Sunday, August 09, 2009


For some reason, Hydrangeas always remind me of grandmas...maybe that's why I love them so much. According to Wikipedia, the Hydrangea is native to Southern and Eastern Asis as well as North and South America.

Hydrangeas come in 3 basic styles; the mophead, the lacecap, and a cone shaped flower cluster. The mophead variety is by far the most popular with more than 600 cultivars. It is my favorite, but the lacecap is growing on me. This is a flatter shaped flower cluster with small, fertile flowers in the center, surrounded by larger infertile flowers - much like a lace cap.

Most Hydrangeas are naturally a creamy white but can range in color from deep to light blue, through the shades of purple and into the pinks. The color depends on the PH of the soil: A neutral soil will produce white flowers; an acidic soil will produce blue flowers; and, an alkaline soil will produce pink or purple flowers. Hydrangeas are hyperaccumulating plants, specializing in the soaking up of aluminum ions.

You can change the color of your flowers by amending your soil, however, newer cultivars have been developed to produce specific colors of flowers. You can change these colors a bit or, enhance them with soil amendments, but if you bought a bright pink cultivar, chances are you'll never get it to turn blue. A few years ago I saw a beautiful creamy yellow hydrangea cultivar on Martha Stewart's TV show, but I have never seen it since.

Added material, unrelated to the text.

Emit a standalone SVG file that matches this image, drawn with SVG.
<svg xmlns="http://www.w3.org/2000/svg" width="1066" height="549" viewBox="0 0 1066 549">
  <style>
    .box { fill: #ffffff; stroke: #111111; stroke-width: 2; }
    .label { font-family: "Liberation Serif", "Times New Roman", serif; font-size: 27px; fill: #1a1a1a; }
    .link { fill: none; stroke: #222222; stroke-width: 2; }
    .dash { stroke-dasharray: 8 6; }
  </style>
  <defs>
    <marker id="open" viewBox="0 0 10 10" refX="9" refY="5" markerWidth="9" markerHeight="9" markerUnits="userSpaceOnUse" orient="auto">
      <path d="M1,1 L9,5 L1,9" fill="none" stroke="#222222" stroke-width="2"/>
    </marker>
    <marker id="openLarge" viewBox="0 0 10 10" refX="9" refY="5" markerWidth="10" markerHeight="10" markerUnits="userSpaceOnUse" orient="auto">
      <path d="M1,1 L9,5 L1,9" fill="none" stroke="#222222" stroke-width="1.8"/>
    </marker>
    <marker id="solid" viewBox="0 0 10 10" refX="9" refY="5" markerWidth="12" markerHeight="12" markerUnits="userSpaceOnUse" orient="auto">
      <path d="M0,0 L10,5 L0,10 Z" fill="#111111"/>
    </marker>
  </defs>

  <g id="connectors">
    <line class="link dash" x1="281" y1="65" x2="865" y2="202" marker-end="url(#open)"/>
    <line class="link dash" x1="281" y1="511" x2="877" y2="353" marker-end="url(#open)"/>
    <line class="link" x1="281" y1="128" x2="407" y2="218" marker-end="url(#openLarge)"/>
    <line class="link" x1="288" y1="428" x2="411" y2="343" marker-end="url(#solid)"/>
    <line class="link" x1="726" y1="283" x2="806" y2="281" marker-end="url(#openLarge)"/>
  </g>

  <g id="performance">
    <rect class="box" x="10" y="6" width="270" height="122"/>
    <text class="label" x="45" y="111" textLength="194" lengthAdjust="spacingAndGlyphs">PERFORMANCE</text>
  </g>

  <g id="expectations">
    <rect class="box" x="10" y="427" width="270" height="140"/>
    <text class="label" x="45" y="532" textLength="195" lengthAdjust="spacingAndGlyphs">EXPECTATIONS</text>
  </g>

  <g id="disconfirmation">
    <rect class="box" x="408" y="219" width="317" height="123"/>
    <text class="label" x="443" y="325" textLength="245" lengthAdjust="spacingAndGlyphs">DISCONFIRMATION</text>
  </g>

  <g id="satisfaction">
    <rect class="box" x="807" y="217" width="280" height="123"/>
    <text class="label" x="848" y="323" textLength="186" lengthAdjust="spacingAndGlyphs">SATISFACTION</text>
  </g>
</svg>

Hydrangeas like a moist, well drained soil and sunlight. They can tolerate some shade and I would recommend afternoon shade. Hydrangeas that have the full afternoon (hottest) sun tend to have faded flowers. Pruning should be judicious - most hydrangeas flower on "old growth" - this years new growth will bear next years flowers. Plants that are severely pruned every year never get the old growth and stop flowering. My favorite way to prune hydrangeas is to cut the flowers for arrangements. If you have a plant with vigorous flower growth, you can easily cut half the flowers in a season and still have a beautiful bush in the yard.